The results are in from the largest US study on non-conventional medicine ever performed--Americans' use of complimentary and alternative medicine is growing strong. According to the government survey of 31,000 people, more than a third of American adults used some form of alternative medicine in 2002. If prayer is included, about 62% of American adults used some form of alternative medicine.

Richard Nahin of the National Center for Complementary and Alternative Medicine, part of the National Institutes of Health, told the Associated Press: 'Many conditions are not easily treated with conventional medicine. It may be the public is turning to complementary and alternative medicine because it's not getting relief from conventional medicine."

The modalities most used by survey participants included prayer, natural products, meditation, and diets such as Atkins and the Zone. Unfortunately, the results of this survey cannot be directly compared to previous studies, such as the well-known study from David Eisenberg, because of differences in survey size and research methodology.

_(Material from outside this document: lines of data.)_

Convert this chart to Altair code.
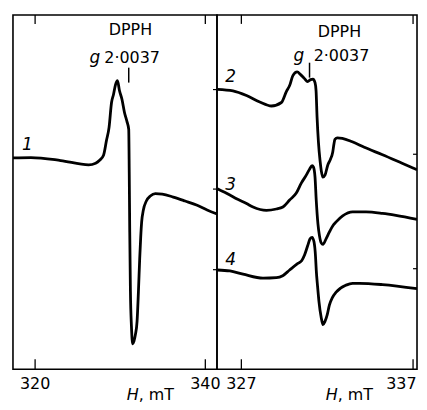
import altair as alt
import pandas as pd

FONT = "DejaVu Sans"

H1 = [317.40, 319.51, 323.01, 326.29, 327.11, 327.58, 328.04, 328.39, 328.69, 328.98,
      329.21, 329.45, 329.68, 329.91, 330.21, 330.50, 330.79, 331.00, 331.06, 331.12,
      331.20, 331.32, 331.47, 331.61, 331.79, 331.98, 332.14, 332.29, 332.41, 332.52,
      332.72, 333.07, 333.54, 334.13, 334.94, 336.23, 337.63, 339.04, 340.21, 341.37]
S1 = [212.3, 212.7, 209.7, 205.3, 207, 210, 215, 230, 243, 268,
      276, 286, 290, 280, 271, 258, 249, 241, 198, 138,
      78, 43, 25.5, 28, 35, 48, 78, 111, 133, 148,
      160, 169, 174, 176.5, 176, 173, 169, 164.7, 160, 156]

H2 = [325.60, 326.51, 327.30, 328.07, 328.75, 329.33, 329.62, 329.81, 330.00, 330.25,
      330.45, 330.68, 330.86, 331.03, 331.17, 331.29, 331.35, 331.41, 331.49, 331.58,
      331.65, 331.75, 331.87, 332.03, 332.19, 332.32, 332.39, 332.45, 332.59, 332.88,
      333.46, 334.16, 335.22, 336.36, 337.23]
S2 = [281.3, 279.7, 275, 268.5, 264.5, 268, 279, 285, 295, 298.7,
      296, 292, 289, 291, 291.5, 288, 280, 253, 228, 210,
      200, 193, 195, 205, 211, 218, 226, 231, 232.5, 232,
      228.5, 223, 215.5, 207, 200.5]

H3 = [325.60, 326.33, 326.72, 327.30, 327.68, 328.46, 329.04, 329.42, 329.81, 330.20,
      330.49, 330.78, 330.97, 331.12, 331.20, 331.29, 331.36, 331.46, 331.55, 331.65,
      331.75, 331.94, 332.13, 332.32, 332.52, 332.90, 333.48, 334.26, 335.22, 336.00,
      337.23]
S3 = [181.3, 175, 171.3, 166.5, 163, 159.7, 161, 163, 170, 177,
      187, 195, 201, 204.5, 203, 193, 170, 146, 134, 127,
      125.5, 131.3, 138, 144, 148, 154, 158, 158, 156.5, 154.5,
      150.5]

H4 = [325.60, 326.33, 327.10, 328.26, 329.04, 329.41, 329.81, 330.29, 330.51, 330.68,
      330.86, 331.00, 331.12, 331.23, 331.32, 331.36, 331.44, 331.52, 331.65, 331.75,
      331.87, 331.99, 332.13, 332.30, 332.52, 333.10, 333.48, 333.87, 335.22, 337.23]
S4 = [99.7, 98.7, 95.5, 91.5, 92, 94, 99.7, 106.3, 109, 114.7,
      124, 131, 132.5, 128, 113, 100, 83, 68, 52, 44.7,
      48, 54, 64.7, 72, 77.5, 84.5, 86.3, 86.3, 85, 80.9]

LEFT_DOMAIN = [317.4, 341.37]
RIGHT_DOMAIN = [325.58, 337.23]
LEFT_TICKS = [320, 340]
RIGHT_TICKS = [327, 337]
LEFT_TICK_LABELS = ["320", "340"]
RIGHT_TICK_LABELS = ["327", "337"]
Y_DOMAIN = [0, 356]
LEFT_SIDE_TICKS = [281, 181, 100]
RIGHT_SIDE_TICKS = [216, 101]

LEFT_TEXT = ["DPPH", "2·0037"]
LEFT_TEXT_H = [331.20, 331.40]
LEFT_TEXT_S = [340.5, 313]
LEFT_ITAL = ["g", "1"]
LEFT_ITAL_H = [327.03, 319.1]
LEFT_ITAL_S = [313, 225.5]
LEFT_MARK_H = 331.0
LEFT_MARK_S = [288, 303]
LEFT_UNIT_H = 332.17

RIGHT_TEXT = ["DPPH", "2·0037"]
RIGHT_TEXT_H = [332.71, 332.83]
RIGHT_TEXT_S = [339, 315]
RIGHT_ITAL = ["g", "2", "3", "4"]
RIGHT_ITAL_H = [330.35, 326.38, 326.38, 326.38]
RIGHT_ITAL_S = [315, 294, 185.5, 110]
RIGHT_MARK_H = 330.97
RIGHT_MARK_S = [293, 308]
RIGHT_UNIT_H = 332.61

WL = 205
WR = 201
HT = 356
LABEL_Y = 371
UNIT_Y = 382


def X(xs):
    return alt.X("H:Q", scale=xs, axis=None)


def Y(ys, field="S:Q"):
    return alt.Y(field, scale=ys, axis=None)


def panel(curves, xdom, ticks, tick_labels, side_ticks, texts, itals, mark_h, mark_s,
          unit_h, W, last_right):
    xs = alt.Scale(domain=xdom, nice=False, zero=False)
    ys = alt.Scale(domain=Y_DOMAIN, nice=False, zero=False)
    frames = []
    for name, (h, s) in curves.items():
        frames.append(pd.DataFrame({"H": h, "S": s, "curve": name}))
    df = pd.concat(frames, ignore_index=True)

    lines = alt.Chart(df).mark_line(color="black", strokeWidth=2.8, clip=True,
                                    strokeJoin="round", interpolate="monotone").encode(
        x=X(xs), y=Y(ys), detail="curve:N")
    tdf = pd.DataFrame({"H": ticks, "t": tick_labels})
    bot = alt.Chart(tdf).mark_rule(color="black", strokeWidth=1.3).encode(
        x=X(xs), y=alt.value(HT), y2=alt.value(HT - 10))
    top = alt.Chart(tdf).mark_rule(color="black", strokeWidth=1.3).encode(
        x=X(xs), y=alt.value(0), y2=alt.value(9))
    lab0 = alt.Chart(tdf.iloc[:1]).mark_text(font=FONT, fontSize=16, color="black",
                                             baseline="middle").encode(
        x=X(xs), y=alt.value(LABEL_Y), text="t:N")
    if last_right:
        shift = W - 0.5 - (ticks[1] - xdom[0]) / (xdom[1] - xdom[0]) * W
        lab1 = alt.Chart(tdf.iloc[1:]).mark_text(font=FONT, fontSize=16, color="black",
                                                 baseline="middle", align="right",
                                                 dx=shift).encode(
            x=X(xs), y=alt.value(LABEL_Y), text="t:N")
    else:
        lab1 = alt.Chart(tdf.iloc[1:]).mark_text(font=FONT, fontSize=16, color="black",
                                                 baseline="middle").encode(
            x=X(xs), y=alt.value(LABEL_Y), text="t:N")
    sdf = pd.DataFrame({"S": side_ticks})
    side = alt.Chart(sdf).mark_rule(color="black", strokeWidth=1.2).encode(
        y=Y(ys), x=alt.value(W - 4), x2=alt.value(W))

    txt_df = pd.DataFrame({"H": texts[1], "S": texts[2], "t": texts[0]})
    txt = alt.Chart(txt_df).mark_text(font=FONT, fontSize=16, color="black",
                                      baseline="middle").encode(
        x=X(xs), y=Y(ys), text="t:N")
    it_df = pd.DataFrame({"H": itals[1], "S": itals[2], "t": itals[0]})
    ital = alt.Chart(it_df).mark_text(font=FONT, fontSize=17, fontStyle="italic",
                                      color="black", baseline="middle").encode(
        x=X(xs), y=Y(ys), text="t:N")
    mdf = pd.DataFrame({"H": [mark_h], "S": [mark_s[0]], "S2": [mark_s[1]]})
    marker = alt.Chart(mdf).mark_rule(color="black", strokeWidth=1.5).encode(
        x=X(xs), y=Y(ys), y2="S2:Q")
    udf = pd.DataFrame({"H": [unit_h], "a": ["H"], "b": [", mT"]})
    uh = alt.Chart(udf).mark_text(font=FONT, fontSize=16, fontStyle="italic",
                                  color="black", align="right", baseline="middle").encode(
        x=X(xs), y=alt.value(UNIT_Y), text="a:N")
    ub = alt.Chart(udf).mark_text(font=FONT, fontSize=16, color="black",
                                  align="left", baseline="middle").encode(
        x=X(xs), y=alt.value(UNIT_Y), text="b:N")
    return alt.layer(lines, bot, top, lab0, lab1, side, txt, ital, marker, uh, ub).properties(
        width=W, height=HT)


left = panel({"1": (H1, S1)}, LEFT_DOMAIN, LEFT_TICKS, LEFT_TICK_LABELS, LEFT_SIDE_TICKS,
             (LEFT_TEXT, LEFT_TEXT_H, LEFT_TEXT_S), (LEFT_ITAL, LEFT_ITAL_H, LEFT_ITAL_S),
             LEFT_MARK_H, LEFT_MARK_S, LEFT_UNIT_H, WL, False)
right = panel({"2": (H2, S2), "3": (H3, S3), "4": (H4, S4)}, RIGHT_DOMAIN, RIGHT_TICKS,
              RIGHT_TICK_LABELS, RIGHT_SIDE_TICKS,
              (RIGHT_TEXT, RIGHT_TEXT_H, RIGHT_TEXT_S), (RIGHT_ITAL, RIGHT_ITAL_H, RIGHT_ITAL_S),
              RIGHT_MARK_H, RIGHT_MARK_S, RIGHT_UNIT_H, WR, True)

chart = alt.hconcat(left, right, spacing=0, bounds="flush").properties(
    padding={"left": 4, "top": 4, "right": 0, "bottom": 0}
).configure(background="white").configure_view(stroke="black", strokeWidth=1.6)

chart.save("out.html", embed_options={"renderer": "svg", "actions": False})
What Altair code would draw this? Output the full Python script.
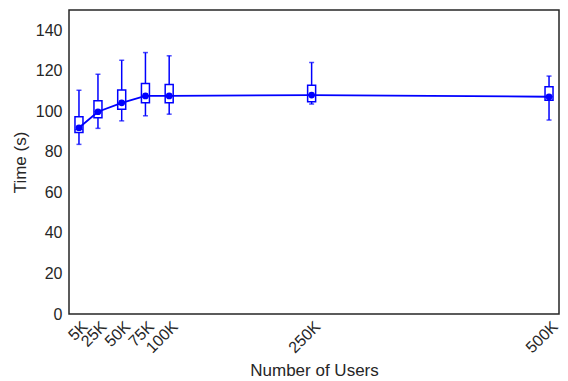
import altair as alt
import pandas as pd

users = [5000, 25000, 50000, 75000, 100000, 250000, 500000]
labels = ["5K", "25K", "50K", "75K", "100K", "250K", "500K"]
whisker_low = [83.7, 91.6, 95.3, 97.8, 98.6, 103.6, 95.7]
q1 = [89.6, 96.8, 101.0, 104.2, 104.2, 104.7, 105.5]
median = [91.0, 99.8, 104.2, 107.6, 107.6, 108.0, 107.2]
q3 = [97.3, 105.2, 110.5, 113.7, 113.2, 112.9, 112.1]
whisker_high = [110.4, 118.3, 125.2, 129.0, 127.4, 124.1, 117.4]
mean = [91.9, 99.8, 104.2, 107.6, 107.6, 108.0, 107.2]

df = pd.DataFrame({
    "users": users, "label": labels, "lo": whisker_low, "q1": q1,
    "med": median, "q3": q3, "hi": whisker_high, "mean": mean,
})

blue = "#0000ff"
label_expr = "datum.value >= 1000 ? format(datum.value/1000, 'd') + 'K' : ''"

x = alt.X("users:Q",
          scale=alt.Scale(domain=[-5500, 510500], nice=False, zero=False, padding=0),
          axis=alt.Axis(values=users, labelExpr=label_expr, labelAngle=-45,
                        labelAlign="right", labelBaseline="top", labelPadding=4,
                        labelOverlap=False,
                        title="Number of Users", titlePadding=7))
ysc = alt.Scale(domain=[0, 150], nice=False, padding=0)
yax = alt.Axis(values=[0, 20, 40, 60, 80, 100, 120, 140], title="Time (s)", titlePadding=6)

base = alt.Chart(df)

whisk = base.mark_rule(color=blue, strokeWidth=1.5).encode(
    x=x, y=alt.Y("lo:Q", scale=ysc, axis=yax), y2="hi:Q")
caps_lo = base.mark_tick(color=blue, orient="horizontal", size=5, thickness=1.5).encode(
    x="users:Q", y="lo:Q")
caps_hi = base.mark_tick(color=blue, orient="horizontal", size=5, thickness=1.5).encode(
    x="users:Q", y="hi:Q")
box = base.mark_bar(color="white", stroke=blue, strokeWidth=1.5, size=8).encode(
    x="users:Q", y="q1:Q", y2="q3:Q")
med = base.mark_tick(color=blue, orient="horizontal", size=8, thickness=1.2).encode(
    x="users:Q", y="med:Q")
line = base.mark_line(color=blue, strokeWidth=1.8).encode(x="users:Q", y="mean:Q")
dots = base.mark_circle(color=blue, opacity=1, size=45).encode(x="users:Q", y="mean:Q")

chart = alt.layer(whisk, caps_lo, caps_hi, box, med, line, dots).properties(
    width=490, height=304,
    autosize=alt.AutoSizeParams(type="none"),
    padding={"left": 61, "top": 2, "right": 1, "bottom": 70},
).configure_view(
    stroke="#262626", strokeWidth=1.5
).configure_axis(
    grid=False, domain=False, ticks=False,
    labelFont="Liberation Sans", titleFont="Liberation Sans",
    labelFontSize=16, titleFontSize=17, labelColor="#262626", titleColor="#262626",
    titleFontWeight="normal", labelPadding=7,
)

chart.save("out.html", embed_options={"renderer": "svg", "actions": False})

According to the study, the ten most commonly used alternative therapies are:

43 percent—Prayer for one's own health
24 percent—Prayer by others for one's own health
19 percent—Natural products (vitamins, minerals, herbs, enzymes, etc.)
12 percent—Deep-breathing exercises
10 percent—Participation in prayer group for one's own health
8 percent—Meditation
8 percent—Chiropractic care
5 percent—Yoga
5 percent—Massage
4 percent—Diet-based therapies (such as Atkins, Pritikin, etc.)

People most likely to use alternative medicine are women (no surprise here), people who are highly educated, those who had been hospitalized recently, and ex-smokers. These populations were most likely to try alternative approaches to relieve back, neck, head and joint pain; colds; insomnia; stomach problems; anxiety; and depression.

A disturbing to health officials was that 13% of those surveyed said they turned to alternative medicine because regular medicine is too expensive--sad commentary on the health care system in the United States.